I'd say because being focused too much on only what
you think is relevant may reduce your flexibility to adapt to situations in the real world. The ability to be well-rounded in a number of different fields, even at a basic level, makes you more versatile even in ways that may not be directly studied (e.g. the ability to communicate). Even within your own major, you may find that what you end up doing is much different than what you thought you were studying for.
Also, you should never do poorly in a subject because you think it doesn't matter and you slack off, but only because your abilities limit you.
If employers do not care how employees did in college, but only that they finished and have the degree, then why do well in any class besides the ones that teach you about your prospective job?
I didn't say they didn't care how you did in college. I said that it is just one factor among many that are considered.
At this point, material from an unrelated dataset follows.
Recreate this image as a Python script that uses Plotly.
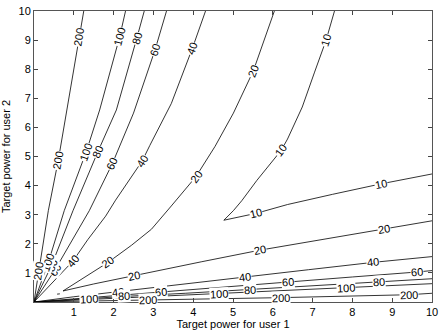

Grades are not the end-all, be-all. Nor are degrees, nor even work experience. When people believe that such metrics should be the only factor in decisions, they are putting themselves up as naive examples of why that is not the case.
If grades and competence do have a positive correlation, why don't employers look more heavily into grades, rather than degrees? Sorry for the rather sporadic reply, and thanks for reading.
Because that "competence" is limited to the classroom. The real world is not a classroom. You don't have teachers showing you the examples for you to replicate using contrived problems. The degree shows that you can be taught, the grades showing that you have learned those subjects for a short time.
An employer can obtain copies of your transcript and see how well you did in particular subjects of interest, but often that comes up when there's little else to compare against. At that point however, you're not really that valuable. You're relying low-level metrics because you haven't been set apart from others by other qualifications. This is why work experience, internships, recommendations, projects and skills stand out. They show that you can do more than just coursework -- because your job will be anything but coursework.